Bugfixes and Improvements

The following is a concise list of major improvements and fixes that came with the latest Setonix upgrade.

Slurm is now aware of L3 cache regions of the AMD Milan CPU and will place MPI ranks and OpenMP/Pthreads accordingly. This should improve performance.
Singularity was unable to run multi-node jobs when Setonix came back online. This was fixed as of 14/11/2022.
More data-mover nodes are now operational.

Known Issues

Investigations carried out on Setonix unveiled important issues that should be fixed in the near future, but that you know about immediately.

MPI

There are several issues with large MPI jobs that will be resolved with phase-2. Currently, these issues impact all multi-node jobs and are

Poor performance for jobs involving point-to-point communication.

Workaround: Add the following to batch scripts

# add output of the MPI setup, useful for debugging if required
export MPICH_ENV_DISPLAY=1
export MPICH_OFI_VERBOSE=1
# and start up connections at the beginning. Will add some time to initialisation of code.
export MPICH_OFI_STARTUP_CONNECT=1

Jobs hang for asynchronous communication, where there are large differences between a send and a corresponding receive.
- Workaround: similar to above, the poor performance work around.
Large jobs with asynchronous communication that have large memory footprint per node crash with OFI errors, bus errors or simply the node being killed.
- Workaround: reduce the memory footprint per node by change the resource request and spreading the job over more nodes.
Large jobs with asynchronous point-to-point communication crash with OFI errors.
- Workaround: reduce the number of MPI ranks used, possible at the cost of underutilising a node.
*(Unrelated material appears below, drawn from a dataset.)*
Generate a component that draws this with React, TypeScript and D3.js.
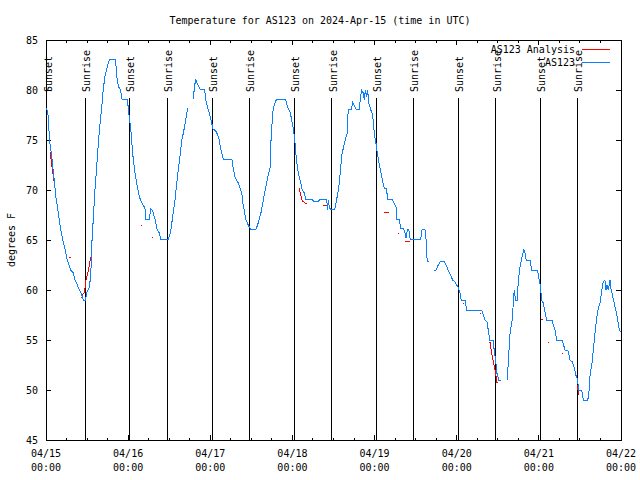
import React from "react";
import * as d3 from "d3";

const titleText = "Temperature for AS123 on 2024-Apr-15 (time in UTC)";
const yAxisLabel = "degrees F";
const dayLabels = ["04/15", "04/16", "04/17", "04/18", "04/19", "04/20", "04/21", "04/22"];
const timeLabel = "00:00";
const yTickValues = [45, 50, 55, 60, 65, 70, 75, 80, 85];
const seriesNames = ["AS123 Analysis", "AS123"];

// hours after 2024-04-15 00:00 UTC
const sunsetHours = [0.2, 24.3, 48.6, 72.55, 96.5, 120.45, 144.4];
const sunriseHours = [11.5, 35.45, 59.4, 83.45, 107.3, 131.4, 155.15];

// observed (null = gap)
const obsHours: (number | null)[] = [
  0.2, 0.7, 1.0, 1.7, 2.3, 2.9, 3.6, 4.3, 4.9, 5.6, 6.2, 7.2, 8.0, 8.5, 9.4, 10.1, 10.7, 10.9, 11.5, 11.9,
  12.7, 13.1, 13.4, 13.8, 14.3, 14.8, 15.3, 15.8, 16.3, 16.7, 17.2, 17.7, 18.2, 18.7, 20.3, 20.7, 21.2, 21.8,
  22.2, 23.8, 24.3, 24.8, 25.3, 26.0, 26.7, 27.3, 28.0, 28.9, 29.2, 30.2, 30.6, 31.2, 31.9, 32.5, 33.1, 33.5,
  35.7, 36.4, 37.0, 37.7, 38.2, 39.0, 39.7, 40.3, 40.8, 41.1, 41.4, null,
  43.0, 43.3, 43.7, 44.1, 44.5, 45.0, 46.3, 46.7, 47.3, 47.6, 48.0, 48.4, 48.8, 49.6, 50.2, 50.6, 51.1, 51.8,
  54.3, 54.7, 55.2, 55.7, 56.2, 56.7, 57.2, 57.5, 57.9, 58.4, 59.1, 59.7, 61.4, 62.0, 62.8, 63.5, 64.2, 64.8,
  65.5, 65.7, 66.1, 66.4, 66.9, 67.4, 70.0, 70.6, 71.3, 71.8, 72.3, 72.6, 73.0, 73.3, 73.7, 74.2, 74.9, 75.5,
  75.9, 77.6, 78.1, 79.6, 80.1, 82.0, 82.3, 82.5, 82.8, 83.5, 84.2, 84.4, 84.9, 85.4, 85.7, 86.1, 86.5, 86.9,
  87.4, 88.0, 88.3, 89.3, 89.6, 90.6, 91.5, 92.2, 92.7, 93.0, 93.3, 93.7, 94.0, 94.3, 94.9, 95.2, 95.6, 95.9,
  96.4, 96.8, 97.3, 97.8, 98.3, 98.8, 99.5, 99.8, 101.0, 101.7, 102.3, 102.5, 103.2, 103.6, 104.4, 104.9,
  105.2, 105.6, 106.0, 106.4, 109.5, 109.9, 110.7, 111.0, 111.2, 111.4, 112.0, null,
  113.4, 114.0, 114.6, 115.3, 116.3, 116.9, 117.5, 118.2, 118.8, 119.5, 120.0, 120.5, 121.0, 121.3, 122.4,
  122.9, 127.3, 127.8, 128.3, 128.9, 129.2, 129.7, 130.7, 131.0, 131.4, 131.7, 132.0, 132.2, 132.9, null,
  134.8, 135.1, 135.6, 136.1, 136.4, 136.8, 137.2, 137.7, 138.0, 138.5, 139.0, 139.6, 140.0, 140.3, 141.4,
  141.9, 143.6, 144.0, 144.5, 144.8, 145.3, 145.8, 146.3, 147.8, 148.2, 148.7, 149.2, 150.7, 151.1, 151.6,
  152.6, 153.1, 153.8, 154.3, 154.8, 155.4, 155.5, 156.5, 157.0, 158.3, 158.7, 159.0, 159.4, 159.9, 160.4,
  160.9, 161.4, 161.9, 162.4, 162.8, 163.3, 163.6, 163.9, 164.3, 164.8, 165.1, 165.5, 166.0, 166.7, 167.2,
  167.5, 168.0,
];
const obsTemps: (number | null)[] = [
  78.2, 77.3, 75.0, 73.3, 71.3, 69.3, 67.7, 66, 65, 64, 63, 62, 61.7, 61, 60.3, 59.8, 59.3, 59, 59, 59.7,
  60.3, 61.7, 64.7, 67, 70, 72.3, 74.7, 76.7, 78.3, 80, 81.3, 82, 82.7, 83.1, 83.1, 81.3, 80.3, 80,
  79.1, 79, 77.3, 76, 73.7, 71.7, 70.3, 69.3, 68.7, 68.2, 67.1, 67.1, 68.1, 67.9, 67, 66, 65.7, 65.1,
  65.1, 65.8, 67.3, 69, 70.7, 73, 75, 76, 77, 77.6, 78.2, null,
  79.1, 80, 81.1, 80.7, 80.4, 80.1, 80.1, 79, 78.1, 77.8, 77.3, 76.7, 76.1, 75.9, 75.5, 75, 74, 73.1,
  73.1, 72.2, 71.3, 71, 70.7, 70.2, 69.7, 68.7, 68, 67, 66.5, 66.1, 66.1, 66.7, 67.7, 69, 70.3, 71.3,
  72.3, 74.7, 77, 78.2, 78.7, 79.1, 79.1, 78.3, 77.8, 77, 76, 75.3, 73.7, 72.7, 71.7, 71, 70, 69.7,
  69.1, 69.1, 68.9, 68.9, 69.1, 69.1, 68, 69, 68.2, 68, 68.1, 68.1, 69, 70, 70.7, 72.3, 73.7, 74.2,
  75, 75.7, 78, 78.1, 78.8, 78.1, 78.1, 80, 79.7, 79, 80, 79.3, 80, 78.7, 78, 77.8, 77, 75.7,
  74.7, 73.7, 72.7, 71.8, 71, 70.2, 70.1, 69.1, 69.1, 68.7, 68.3, 67.1, 67.1, 66.2, 66.2, 65.7,
  65.2, 66, 66.1, 65.1, 65.1, 66.1, 66.1, 65.3, 63.7, 62.9, 62.9, null,
  61.9, 62, 62.5, 62.9, 62.9, 62.5, 62, 61.5, 61, 60.8, 60.5, 60.2, 59.7, 59, 59,
  58, 58, 57.5, 57, 56.8, 56, 55, 55, 53.7, 53, 51.7, 51.5, 51, 51, null,
  51, 53, 55.8, 56.7, 58, 60, 59, 59, 61, 62.3, 63.2, 64, 63.7, 63, 63,
  62, 62, 61.2, 60.3, 59, 58.7, 57.8, 57, 57, 56.5, 56, 55, 55, 54.7, 54,
  53.9, 53, 52.8, 52.3, 51.5, 51, 50, 50, 49, 49, 50, 51.7, 52.3, 54, 55.7,
  57.2, 58.2, 58.7, 60, 60.8, 61, 60, 60.5, 60, 61, 60, 59.5, 58.7, 57.7, 56.7,
  56, 55.8,
];

// analysis (null = gap)
const anaHours: (number | null)[] = [
  1.2, 1.8, 2.3, 2.6, null, 6.8, 7.2, null, 10.1, null, 10.5, 11.2, 11.7, 12.4, 13.1, null,
  27.8, null, 31.1, null, 36.0, null, 73.9, 74.9, 76.2, null, 77.9, 79.1, null, 81.0, 82.3, null,
  98.8, 100.2, null, 102.9, null, 104.9, 106.4, null, 121.9, null, 126.8, null,
  129.7, 130.4, 131.2, 131.8, null, 144.6, 145.3, null, 146.8, null, 150.9, null, 155.2, 155.7,
];
const anaTemps: (number | null)[] = [
  73.8, 72.2, 71, 70.2, null, 63.3, 63.3, null, 59.3, null, 59.5, 59.7, 61, 62, 63.3, null,
  66.5, null, 65.3, null, 65.6, null, 70.2, 68.9, 68.6, null, 68.9, 68.9, null, 68.5, 68.5, null,
  67.8, 67.8, null, 65.7, null, 64.9, 64.9, null, 58.7, null, 57.7, null,
  54.8, 53.3, 52, 50.7, null, 57.1, 57.1, null, 54.8, null, 53.7, null, 50.5, 49.5,
];

const FONT = "'DejaVu Sans Mono', 'Liberation Mono', monospace";
const BLUE = "#0a80ff";
const RED = "#ff0000";

type P = [number, number] | null;

function toPoints(hs: (number | null)[], ts: (number | null)[]): P[] {
  return hs.map((h, i) => (h === null || ts[i] === null ? null : [h, ts[i] as number]));
}

function segments(pts: P[]): [number, number][][] {
  const out: [number, number][][] = [];
  let cur: [number, number][] = [];
  pts.forEach((p) => {
    if (p === null) {
      if (cur.length) out.push(cur);
      cur = [];
    } else cur.push(p);
  });
  if (cur.length) out.push(cur);
  return out;
}

export default function App() {
  const W = 640;
  const H = 480;
  const L = 46, R = 621, T = 40, B = 440;
  const x = d3.scaleLinear().domain([0, 168]).range([L, R]);
  const y = d3.scaleLinear().domain([45, 85]).range([B, T]);
  const line = d3
    .line<[number, number]>()
    .x((d) => x(d[0]))
    .y((d) => y(d[1]));

  const obs = segments(toPoints(obsHours, obsTemps));
  const ana = segments(toPoints(anaHours, anaTemps));
  const majorX = d3.range(0, 169, 24);
  const minorX = d3.range(0, 169, 6).filter((h) => h % 24 !== 0);
  const fs = 10;

  const vlines = [
    ...sunsetHours.map((h) => ({ h, label: "Sunset" })),
    ...sunriseHours.map((h) => ({ h, label: "Sunrise" })),
  ];

  return (
    <svg
      width={W}
      height={H}
      style={{ position: "absolute", left: 0, top: 0, background: "#fff" }}
      fontFamily={FONT}
      fontSize={fs}
    >
      <rect x={0} y={0} width={W} height={H} fill="#fff" />
      <text x={320} y={20} textAnchor="middle" dominantBaseline="central" fill="#000">
        {titleText}
      </text>

      {/* sunrise / sunset markers */}
      {vlines.map((v, i) => (
        <g key={"v" + i}>
          <line x1={x(v.h)} x2={x(v.h)} y1={98} y2={B} stroke="#000" strokeWidth={1} shapeRendering="crispEdges" />
          <text
            transform={`translate(${x(v.h) + 1.5},${92}) rotate(-90)`}
            textAnchor="start"
            dominantBaseline="central"
            fill="#000"
          >
            {v.label}
          </text>
        </g>
      ))}

      {/* frame */}
      <rect x={L} y={T} width={R - L} height={B - T} fill="none" stroke="#000" strokeWidth={1} shapeRendering="crispEdges" />

      {/* y ticks */}
      {yTickValues.map((v) => (
        <g key={"y" + v}>
          <line x1={L} x2={L + 5} y1={y(v)} y2={y(v)} stroke="#000" shapeRendering="crispEdges" />
          <line x1={R} x2={R - 5} y1={y(v)} y2={y(v)} stroke="#000" shapeRendering="crispEdges" />
          <text x={38} y={y(v)} textAnchor="end" dominantBaseline="central" fill="#000">
            {v}
          </text>
        </g>
      ))}

      {/* x ticks */}
      {majorX.map((h, i) => (
        <g key={"x" + h}>
          <line x1={x(h)} x2={x(h)} y1={B} y2={B - 5} stroke="#000" shapeRendering="crispEdges" />
          <line x1={x(h)} x2={x(h)} y1={T} y2={T + 5} stroke="#000" shapeRendering="crispEdges" />
          <text x={x(h)} y={453} textAnchor="middle" dominantBaseline="central" fill="#000">
            {dayLabels[i]}
          </text>
          <text x={x(h)} y={467} textAnchor="middle" dominantBaseline="central" fill="#000">
            {timeLabel}
          </text>
        </g>
      ))}
      {minorX.map((h) => (
        <g key={"m" + h}>
          <line x1={x(h)} x2={x(h)} y1={B} y2={B - 2.5} stroke="#000" shapeRendering="crispEdges" />
          <line x1={x(h)} x2={x(h)} y1={T} y2={T + 2.5} stroke="#000" shapeRendering="crispEdges" />
        </g>
      ))}

      <text
        transform={`translate(11,240) rotate(-90)`}
        textAnchor="middle"
        dominantBaseline="central"
        fill="#000"
      >
        {yAxisLabel}
      </text>

      {/* analysis series */}
      {ana.map((s, i) =>
        s.length > 1 ? (
          <path key={"a" + i} d={line(s) || ""} fill="none" stroke={RED} strokeWidth={1} shapeRendering="crispEdges" />
        ) : (
          <rect key={"a" + i} x={Math.round(x(s[0][0]))} y={Math.round(y(s[0][1]))} width={1} height={1} fill={RED} />
        )
      )}
      {/* observed series */}
      {obs.map((s, i) => (
        <path key={"o" + i} d={line(s) || ""} fill="none" stroke={BLUE} strokeWidth={1} shapeRendering="crispEdges" />
      ))}

      {/* legend */}
      <text x={575} y={49} textAnchor="end" dominantBaseline="central" fill="#000">
        {seriesNames[0]}
      </text>
      <line x1={582} x2={610} y1={49} y2={49} stroke={RED} strokeWidth={1} shapeRendering="crispEdges" />
      <text x={575} y={62} textAnchor="end" dominantBaseline="central" fill="#000">
        {seriesNames[1]}
      </text>
      <line x1={582} x2={610} y1={62} y2={62} stroke={BLUE} strokeWidth={1} shapeRendering="crispEdges" />
    </svg>
  );
}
One can also turn off the start up connection, i.e., export MPICH_OFI_STARTUP_CONNECT=0, without having to reduce the number of MPI ranks at the cost of performance. However, this latter option is only viable if there are not large differences in time between send and subsequent receives, otherwise the job will hang.

Slurm

There is a known bug in slurm related to memory requests, which will be fixed in the future with a patch. The amount of total memory on a node is incorrectly calculated when requesting more than 67 MPI processes per node with --ntasks-per-node=67 or more
- Workaround: Provide the total memory required with --mem=<desired_value>
For shared node access, pinning of cpus to MPI processes or OpenMP threads will be poor.
- Workaround: srun should be run with -m block:block:block
Email notifications implemented through the --email-type and --email-user options of Slurm are currently not working. The issue will be investigated soon.

File quota on `/software`

To avoid the metadata servers of the /software filesystem being overwhelmed with too many inodes, Pawsey imposes a 100k quota on the number of files each user can have on said filesystem. However, we acknowledge the chosen limit may be too strict for some software such as weather models, large Git repositories, etc. We are working on a better solution to be rolled out very soon where (a higher) quota on inodes is applied to whole project directory rather than on a per-user basis. This is in addition to the quota on the disk space, measured in GB, occupied by the project, which will stay unchanged.

You can run the following command to check how many files you own on /software:

lfs quota -u $USER -h /software

If the high file count comes from a Conda environment that is mature and won’t see many changes you should consider installing it within a Singularity or Docker container. In this way, it will count as a single file. To know more about containers, check out the following documentation page: Containers.